Drop every picture, then transcribe the remaining data exactly.

• • • •

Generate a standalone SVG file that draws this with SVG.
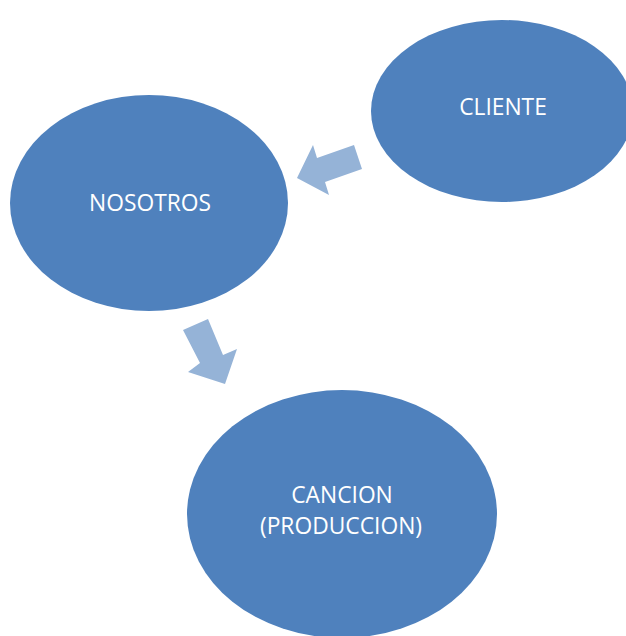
<svg xmlns="http://www.w3.org/2000/svg" width="626" height="636" viewBox="0 0 626 636">
<style>
.node{fill:#4F81BD;}
.lbl{fill:#FFFFFF;font-family:"Open Sans","Liberation Sans",sans-serif;font-size:22.8px;text-anchor:middle;dominant-baseline:central;}
.arr{fill:#95B3D7;}
</style>
<rect width="626" height="636" fill="#FFFFFF"/>
<g id="cliente"><ellipse class="node" cx="502" cy="111" rx="131" ry="91"/><text class="lbl" x="503" y="106">CLIENTE</text></g>
<g id="nosotros"><ellipse class="node" cx="149" cy="203" rx="139" ry="108"/><text class="lbl" x="150" y="202">NOSOTROS</text></g>
<g id="cancion"><ellipse class="node" cx="342" cy="514" rx="155" ry="124"/><text class="lbl" x="342" y="494">CANCION</text><text class="lbl" x="341" y="525">(PRODUCCION)</text></g>
<g id="connectors">
<polygon class="arr" points="354,145 362,169 325,182 329,195 297,178 313,145 317,158"/>
<polygon class="arr" points="183,330 208,319 223,355 237,349 225,384 188,372 200,363"/>
</g>
</svg>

• • • •

* The output
Generate a standalone SVG file that draws this with SVG.
<svg xmlns="http://www.w3.org/2000/svg" width="626" height="636" viewBox="0 0 626 636">
<style>
.node{fill:#4F81BD;}
.lbl{fill:#FFFFFF;font-family:"Open Sans","Liberation Sans",sans-serif;font-size:22.8px;text-anchor:middle;dominant-baseline:central;}
.arr{fill:#95B3D7;}
</style>
<rect width="626" height="636" fill="#FFFFFF"/>
<g id="cliente"><ellipse class="node" cx="502" cy="111" rx="131" ry="91"/><text class="lbl" x="503" y="106">CLIENTE</text></g>
<g id="nosotros"><ellipse class="node" cx="149" cy="203" rx="139" ry="108"/><text class="lbl" x="150" y="202">NOSOTROS</text></g>
<g id="cancion"><ellipse class="node" cx="342" cy="514" rx="155" ry="124"/><text class="lbl" x="342" y="494">CANCION</text><text class="lbl" x="341" y="525">(PRODUCCION)</text></g>
<g id="connectors">
<polygon class="arr" points="354,145 362,169 325,182 329,195 297,178 313,145 317,158"/>
<polygon class="arr" points="183,330 208,319 223,355 237,349 225,384 188,372 200,363"/>
</g>
</svg>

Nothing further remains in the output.